AIM OF THE TASK
Copy every record below, exactly as written.

DATA IN THIS EXERCISE

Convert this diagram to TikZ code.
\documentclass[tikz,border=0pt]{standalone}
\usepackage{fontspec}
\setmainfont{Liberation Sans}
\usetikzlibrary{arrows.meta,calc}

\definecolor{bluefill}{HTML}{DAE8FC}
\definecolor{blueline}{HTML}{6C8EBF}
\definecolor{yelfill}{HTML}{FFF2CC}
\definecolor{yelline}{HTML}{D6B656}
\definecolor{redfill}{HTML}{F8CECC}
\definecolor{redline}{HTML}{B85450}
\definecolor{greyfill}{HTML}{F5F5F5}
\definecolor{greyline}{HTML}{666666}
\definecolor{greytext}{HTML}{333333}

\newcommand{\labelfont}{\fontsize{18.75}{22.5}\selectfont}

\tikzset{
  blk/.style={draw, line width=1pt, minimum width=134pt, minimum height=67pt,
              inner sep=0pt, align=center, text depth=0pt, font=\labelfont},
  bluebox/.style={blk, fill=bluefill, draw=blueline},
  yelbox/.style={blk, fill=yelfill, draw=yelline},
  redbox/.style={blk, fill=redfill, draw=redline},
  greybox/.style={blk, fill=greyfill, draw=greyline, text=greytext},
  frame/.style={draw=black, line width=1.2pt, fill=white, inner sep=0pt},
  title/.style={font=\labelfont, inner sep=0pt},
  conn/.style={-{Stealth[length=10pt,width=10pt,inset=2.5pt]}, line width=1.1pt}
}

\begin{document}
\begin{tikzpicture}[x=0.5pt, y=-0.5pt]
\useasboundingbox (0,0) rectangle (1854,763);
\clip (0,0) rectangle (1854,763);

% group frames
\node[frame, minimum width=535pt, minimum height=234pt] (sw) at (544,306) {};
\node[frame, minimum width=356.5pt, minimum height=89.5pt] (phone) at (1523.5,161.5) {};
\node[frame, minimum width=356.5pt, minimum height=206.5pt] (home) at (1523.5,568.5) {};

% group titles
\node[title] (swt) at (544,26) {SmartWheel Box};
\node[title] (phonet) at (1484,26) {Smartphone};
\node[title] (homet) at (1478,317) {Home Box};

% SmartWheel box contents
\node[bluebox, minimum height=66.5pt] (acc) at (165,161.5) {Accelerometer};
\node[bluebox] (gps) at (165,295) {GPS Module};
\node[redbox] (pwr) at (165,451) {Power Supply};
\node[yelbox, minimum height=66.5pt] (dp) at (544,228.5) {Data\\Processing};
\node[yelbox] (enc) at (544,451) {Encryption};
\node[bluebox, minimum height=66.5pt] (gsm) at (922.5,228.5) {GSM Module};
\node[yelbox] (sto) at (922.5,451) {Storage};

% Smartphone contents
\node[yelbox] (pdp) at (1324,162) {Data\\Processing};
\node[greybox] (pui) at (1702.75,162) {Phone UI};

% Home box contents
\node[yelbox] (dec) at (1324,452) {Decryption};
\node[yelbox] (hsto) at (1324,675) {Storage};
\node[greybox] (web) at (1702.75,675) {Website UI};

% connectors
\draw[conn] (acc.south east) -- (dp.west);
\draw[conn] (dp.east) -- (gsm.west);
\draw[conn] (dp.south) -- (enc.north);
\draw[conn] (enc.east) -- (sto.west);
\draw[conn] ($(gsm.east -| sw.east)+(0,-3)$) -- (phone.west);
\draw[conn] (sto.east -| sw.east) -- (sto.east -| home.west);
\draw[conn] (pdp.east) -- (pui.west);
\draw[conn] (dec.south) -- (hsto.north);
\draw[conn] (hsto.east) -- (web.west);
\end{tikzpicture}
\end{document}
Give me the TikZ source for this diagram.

TASK ANSWER
Convert this diagram to TikZ code.
\documentclass[tikz,border=0pt]{standalone}
\usepackage{fontspec}
\setmainfont{Liberation Sans}
\usetikzlibrary{arrows.meta,calc}

\definecolor{bluefill}{HTML}{DAE8FC}
\definecolor{blueline}{HTML}{6C8EBF}
\definecolor{yelfill}{HTML}{FFF2CC}
\definecolor{yelline}{HTML}{D6B656}
\definecolor{redfill}{HTML}{F8CECC}
\definecolor{redline}{HTML}{B85450}
\definecolor{greyfill}{HTML}{F5F5F5}
\definecolor{greyline}{HTML}{666666}
\definecolor{greytext}{HTML}{333333}

\newcommand{\labelfont}{\fontsize{18.75}{22.5}\selectfont}

\tikzset{
  blk/.style={draw, line width=1pt, minimum width=134pt, minimum height=67pt,
              inner sep=0pt, align=center, text depth=0pt, font=\labelfont},
  bluebox/.style={blk, fill=bluefill, draw=blueline},
  yelbox/.style={blk, fill=yelfill, draw=yelline},
  redbox/.style={blk, fill=redfill, draw=redline},
  greybox/.style={blk, fill=greyfill, draw=greyline, text=greytext},
  frame/.style={draw=black, line width=1.2pt, fill=white, inner sep=0pt},
  title/.style={font=\labelfont, inner sep=0pt},
  conn/.style={-{Stealth[length=10pt,width=10pt,inset=2.5pt]}, line width=1.1pt}
}

\begin{document}
\begin{tikzpicture}[x=0.5pt, y=-0.5pt]
\useasboundingbox (0,0) rectangle (1854,763);
\clip (0,0) rectangle (1854,763);

% group frames
\node[frame, minimum width=535pt, minimum height=234pt] (sw) at (544,306) {};
\node[frame, minimum width=356.5pt, minimum height=89.5pt] (phone) at (1523.5,161.5) {};
\node[frame, minimum width=356.5pt, minimum height=206.5pt] (home) at (1523.5,568.5) {};

% group titles
\node[title] (swt) at (544,26) {SmartWheel Box};
\node[title] (phonet) at (1484,26) {Smartphone};
\node[title] (homet) at (1478,317) {Home Box};

% SmartWheel box contents
\node[bluebox, minimum height=66.5pt] (acc) at (165,161.5) {Accelerometer};
\node[bluebox] (gps) at (165,295) {GPS Module};
\node[redbox] (pwr) at (165,451) {Power Supply};
\node[yelbox, minimum height=66.5pt] (dp) at (544,228.5) {Data\\Processing};
\node[yelbox] (enc) at (544,451) {Encryption};
\node[bluebox, minimum height=66.5pt] (gsm) at (922.5,228.5) {GSM Module};
\node[yelbox] (sto) at (922.5,451) {Storage};

% Smartphone contents
\node[yelbox] (pdp) at (1324,162) {Data\\Processing};
\node[greybox] (pui) at (1702.75,162) {Phone UI};

% Home box contents
\node[yelbox] (dec) at (1324,452) {Decryption};
\node[yelbox] (hsto) at (1324,675) {Storage};
\node[greybox] (web) at (1702.75,675) {Website UI};

% connectors
\draw[conn] (acc.south east) -- (dp.west);
\draw[conn] (dp.east) -- (gsm.west);
\draw[conn] (dp.south) -- (enc.north);
\draw[conn] (enc.east) -- (sto.west);
\draw[conn] ($(gsm.east -| sw.east)+(0,-3)$) -- (phone.west);
\draw[conn] (sto.east -| sw.east) -- (sto.east -| home.west);
\draw[conn] (pdp.east) -- (pui.west);
\draw[conn] (dec.south) -- (hsto.north);
\draw[conn] (hsto.east) -- (web.west);
\end{tikzpicture}
\end{document}
Give me the TikZ source for this diagram.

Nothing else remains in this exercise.